Georges de Scudéry (/fr/; 22 August 1601 – 14 May 1667), the elder brother of Madeleine de Scudéry, was a French novelist, dramatist and poet.

==Life==
Georges de Scudéry was born in Le Havre, in Normandy, whither his father had moved from Provence. He served in the army for some time, and, though in the vein of gasconading which was almost peculiar to him he no doubt exaggerated his services, there seems little doubt that he was a stout soldier.

He conceived a fancy for literature before he was thirty, and during the whole of the middle of the century he was one of the most characteristic figures of Paris. He gained the favour of Richelieu by his opposition to Corneille. He wrote a letter to the Académie française criticizing Le Cid, and his play, L'Amour tyrannique (1640), was patronized by the cardinal in opposition to Corneille.

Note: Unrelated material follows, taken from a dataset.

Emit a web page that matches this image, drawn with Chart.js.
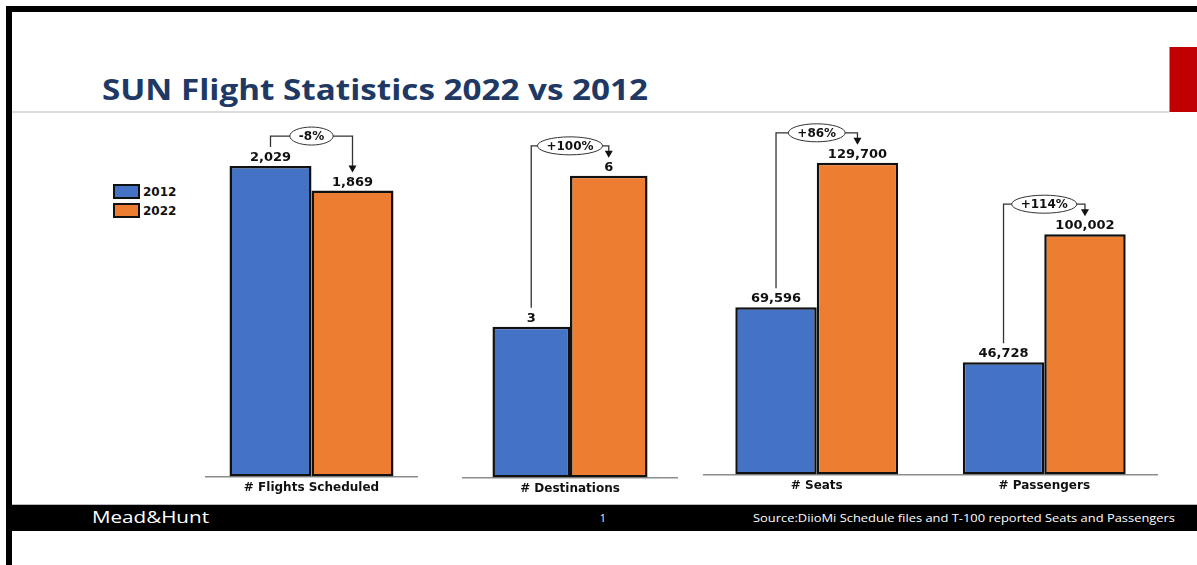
<!DOCTYPE html>
<html lang="en">
<head>
  <meta charset="UTF-8" />
  <title>SUN Flight Statistics 2022 vs 2012</title>
  <script src="https://cdn.jsdelivr.net/npm/chart.js"></script>
  <style>
    html, body { margin: 0; padding: 0; background: #fff; }
    body { width: 1197px; height: 565px; position: relative; overflow: hidden; font-family: "Open Sans", sans-serif; }
    .abs { position: absolute; }
    .frame-top { left: 6px; top: 6px; width: 1191px; height: 6px; background: #000; }
    .frame-left { left: 6px; top: 6px; width: 6px; height: 559px; background: #000; }
    .title-rule { left: 12px; top: 111px; width: 1157px; height: 2px; background: #dcdcdc; }
    .red-tab { left: 1169px; top: 47px; width: 28px; height: 65px; background: #c00000; border-left: 1px solid #e08080; box-sizing: border-box; }
    .title { left: 102px; top: 75px; font-size: 28px; line-height: 28px; font-weight: 700; color: #203864; white-space: nowrap; transform-origin: 0 0; }
    .footer { left: 12px; top: 504px; width: 1185px; height: 27px; background: #000; border-top: 1px solid #bbb; box-sizing: border-box; }
    .foot-text { color: #fff; white-space: nowrap; transform-origin: 0 0; }
    .legend-box { width: 27px; height: 15px; border: 2px solid #111; box-sizing: border-box; }
    .legend-text { font: bold 12px "DejaVu Sans", sans-serif; color: #111; line-height: 14px; }
    canvas { position: absolute; }
  </style>
</head>
<body>

<div class="abs frame-top"></div>
<div class="abs frame-left"></div>
<div class="abs red-tab"></div>
<div class="abs title-rule"></div>
<div class="abs title" data-w="546">SUN Flight Statistics 2022 vs 2012</div>

<!-- Legende -->
<div class="abs legend-box" style="left:113px; top:184px; background:#4472c4;"></div>
<div class="abs legend-text" style="left:143px; top:185px;">2012</div>
<div class="abs legend-box" style="left:113px; top:203px; background:#ed7d31;"></div>
<div class="abs legend-text" style="left:143px; top:204px;">2022</div>

<canvas id="flightsChart" width="213" height="383" style="left:205px; top:116px;"></canvas>
<canvas id="destChart" width="216" height="384" style="left:462px; top:116px;"></canvas>
<canvas id="trafficChart" width="455" height="381" style="left:703px; top:116px;"></canvas>

<div class="abs footer"></div>
<div class="abs foot-text" data-w="117" style="left:92px; top:509px; font-size:16px; line-height:16px;">Mead&amp;Hunt</div>
<div class="abs foot-text" style="left:600px; top:512px; font-size:10px; line-height:12px;">1</div>
<div class="abs foot-text" data-w="422" style="left:753px; top:511px; font-size:11px; line-height:13px;">Source:DiioMi Schedule files and T-100 reported Seats and Passengers</div>

<script>
  // Daten
  const seriesNames = ['2012', '2022'];

  const flightLabels = ['# Flights Scheduled'];
  const flights2012 = [2029];
  const flights2022 = [1869];
  const flightChange = ['-8%'];

  const destLabels = ['# Destinations'];
  const dest2012 = [3];
  const dest2022 = [6];
  const destChange = ['+100%'];

  const trafficLabels = ['# Seats', '# Passengers'];
  const traffic2012 = [69596, 46728];
  const traffic2022 = [129700, 100002];
  const trafficChange = ['+86%', '+114%'];

  const blue = '#4472c4';
  const orange = '#ed7d31';
  const valueFont = 'bold 13px "DejaVu Sans"';
  const changeFont = 'bold 12px "DejaVu Sans"';

  // Werte über den Balken + Klammer mit Veränderung
  function annotatePlugin(changes) {
    return {
      id: 'annotate',
      afterDatasetsDraw(chart) {
        const ctx = chart.ctx;
        const a = chart.getDatasetMeta(0).data;
        const b = chart.getDatasetMeta(1).data;
        ctx.save();
        ctx.font = valueFont;
        ctx.fillStyle = '#111';
        ctx.textAlign = 'center';
        ctx.textBaseline = 'alphabetic';
        chart.data.datasets.forEach((ds, i) => {
          chart.getDatasetMeta(i).data.forEach((bar, j) => {
            ctx.fillText(ds.data[j].toLocaleString('en-US'), bar.x, bar.y - 5);
          });
        });

        ctx.font = changeFont;
        changes.forEach((txt, j) => {
          const x1 = a[j].x, x2 = b[j].x;
          const y1 = a[j].y - 19, y2 = b[j].y - 18;
          const top = Math.min(a[j].y, b[j].y) - 30;
          ctx.strokeStyle = '#333';
          ctx.lineWidth = 1.3;
          ctx.beginPath();
          ctx.moveTo(x1, y1);
          ctx.lineTo(x1, top);
          ctx.lineTo(x2, top);
          ctx.lineTo(x2, y2 - 6);
          ctx.stroke();
          ctx.fillStyle = '#111';
          ctx.beginPath();
          ctx.moveTo(x2 - 4, y2 - 7);
          ctx.lineTo(x2 + 4, y2 - 7);
          ctx.lineTo(x2, y2);
          ctx.closePath();
          ctx.fill();

          const w = ctx.measureText(txt).width + 18;
          const cx = (x1 + x2) / 2;
          ctx.beginPath();
          ctx.ellipse(cx, top, w / 2, 9, 0, 0, Math.PI * 2);
          ctx.fillStyle = '#fff';
          ctx.fill();
          ctx.lineWidth = 1;
          ctx.strokeStyle = '#333';
          ctx.stroke();
          ctx.fillStyle = '#111';
          ctx.textBaseline = 'middle';
          ctx.fillText(txt, cx, top + 1);
          ctx.textBaseline = 'alphabetic';
        });
        ctx.restore();
      }
    };
  }

  function makeChart(id, labels, d2012, d2022, changes, yMax, catPct) {
    return new Chart(document.getElementById(id), {
      type: 'bar',
      data: {
        labels: labels,
        datasets: [
          { label: seriesNames[0], data: d2012, backgroundColor: blue },
          { label: seriesNames[1], data: d2022, backgroundColor: orange }
        ]
      },
      options: {
        responsive: false,
        animation: false,
        events: [],
        layout: { padding: 0 },
        datasets: {
          bar: {
            borderColor: '#111',
            borderWidth: 2.5,
            borderSkipped: false,
            barPercentage: 1,
            categoryPercentage: catPct
          }
        },
        plugins: { legend: { display: false }, tooltip: { enabled: false } },
        scales: {
          x: {
            grid: { display: false, drawTicks: false },
            border: { display: true, color: '#8c8c8c', width: 1.5 },
            ticks: { color: '#111', padding: 4, font: { family: 'DejaVu Sans', size: 12, weight: 'bold' } }
          },
          y: { display: false, min: 0, max: yMax }
        }
      },
      plugins: [annotatePlugin(changes)]
    });
  }

  makeChart('flightsChart', flightLabels, flights2012, flights2022, flightChange, 2356, 0.77);
  makeChart('destChart', destLabels, dest2012, dest2022, destChange, 7.19, 0.718);
  makeChart('trafficChart', trafficLabels, traffic2012, traffic2022, trafficChange, 149170, 0.716);

  // Texte auf Zielbreite bringen
  document.fonts.ready.then(() => {
    document.querySelectorAll('[data-w]').forEach(el => {
      const w = el.getBoundingClientRect().width;
      el.style.transform = 'scaleX(' + (parseFloat(el.dataset.w) / w) + ')';
    });
  });
</script>

</body>
</html>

Possibly these circumstances had something to do with his appointment as governor of the fortress of Notre-Dame de la Garde, near Marseille in 1643, and in 1650 he was elected to the Académie. During the troubles of the Fronde he was exiled to Normandy, where he made his fortune by a rich marriage. He was an industrious dramatist, but L'Amour tyrannique is practically the only piece among his numerous tragi-comedies and pastorals that has escaped oblivion. His other most famous work was the epic of Alaric (1659). He lent his name to his sister's first romances, but did little beyond correcting the proofs.

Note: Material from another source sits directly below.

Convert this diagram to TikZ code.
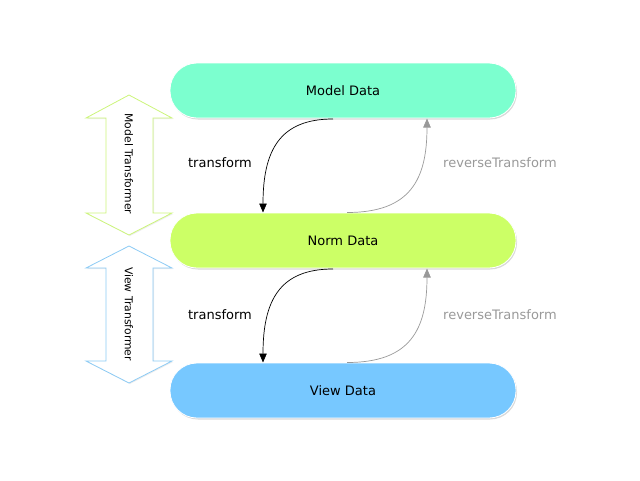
\documentclass[tikz,border=0pt]{standalone}
\usepackage{fontspec}
\setmainfont{DejaVu Sans}
\usetikzlibrary{shadows,arrows.meta}
\definecolor{modelc}{HTML}{7CFFCF}
\definecolor{normc}{HTML}{CCFF66}
\definecolor{viewc}{HTML}{77C8FF}
\definecolor{greenln}{HTML}{CCF57A}
\definecolor{blueln}{HTML}{8CCBF5}
\definecolor{grayln}{HTML}{999999}
\tikzset{
  databox/.style={rounded corners=27pt, minimum width=346pt, minimum height=55pt,
    draw=white, line width=0.8pt, font=\fontsize{13}{15}\selectfont,
    drop shadow={shadow xshift=1pt, shadow yshift=-1.5pt, opacity=0.25, fill=black!60}},
  fwd/.style={draw=black, line width=0.7pt, -{Triangle[length=9pt,width=7.5pt]}},
  bwd/.style={draw=grayln, line width=0.7pt, -{Triangle[length=9pt,width=7.5pt]}},
  lbl/.style={font=\fontsize{13}{15}\selectfont},
  dbl/.style={fill=white, line width=0.8pt,
    drop shadow={shadow xshift=1pt, shadow yshift=-1pt, opacity=0.15, fill=black!50}},
  rotlbl/.style={rotate=-90, font=\fontsize{10.8}{12}\selectfont}
}
\begin{document}
\begin{tikzpicture}[x=1pt,y=-1pt]
\useasboundingbox (0,0) rectangle (640,480);
\node[databox, fill=modelc] (model) at (343,90.5) {Model Data};
\node[databox, fill=normc] (norm) at (343,240.5) {Norm Data};
\node[databox, fill=viewc] (view) at (343,390.5) {View Data};
% double arrows
\draw[dbl, draw=greenln] (129,95) -- (172,118) -- (153,118) -- (153,213) -- (172,213) -- (129,235)
  -- (86,213) -- (106,213) -- (106,118) -- (86,118) -- cycle;
\node[rotlbl] (mt) at (129,164) {Model Transformer};
\draw[dbl, draw=blueln] (129,246) -- (172,268) -- (153,268) -- (153,361) -- (172,361) -- (129,383)
  -- (86,361) -- (106,361) -- (106,268) -- (86,268) -- cycle;
\node[rotlbl] (vt) at (129,314) {View Transformer};
% connectors
\coordinate (t1s) at (333,119);
\coordinate (t1e) at (263,212.5);
\coordinate (r1s) at (347,212.5);
\coordinate (r1e) at (427,118.5);
\draw[fwd] (t1s) .. controls (280,119) and (263,150) .. (t1e);
\draw[bwd] (r1s) .. controls (410,212.5) and (427,180) .. (r1e);
\coordinate (t2s) at (333,269);
\coordinate (t2e) at (263,362.5);
\coordinate (r2s) at (347,362.5);
\coordinate (r2e) at (427,268.5);
\draw[fwd] (t2s) .. controls (280,269) and (263,300) .. (t2e);
\draw[bwd] (r2s) .. controls (410,362.5) and (427,330) .. (r2e);
\node[lbl] (tl1) at (220,163) {transform};
\node[lbl, text=grayln] (rl1) at (500,163) {reverseTransform};
\node[lbl] (tl2) at (220,315) {transform};
\node[lbl, text=grayln] (rl2) at (500,315) {reverseTransform};
\end{tikzpicture}
\end{document}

Scudéry's swashbuckler affectations were rather exaggerated by literary gossip and tradition. Although possibly not quite sane, he had some poetical power, a fervent love of literature, a high sense of honour and of friendship.

Scudéry also wrote CURIA POLITIAE, OR, THE APOLOGIES OF SEVERALL PRINCES: Justifying to the WORLD Their Most Eminent Actions", which had been translated into English and printed by Humphrey Moseley "at the sign of the Prince's-Arms, in St. Paul's Church-Yard", in 1654.

Georges de Scudéry was sketched by Théophile Gautier in his Grotesques.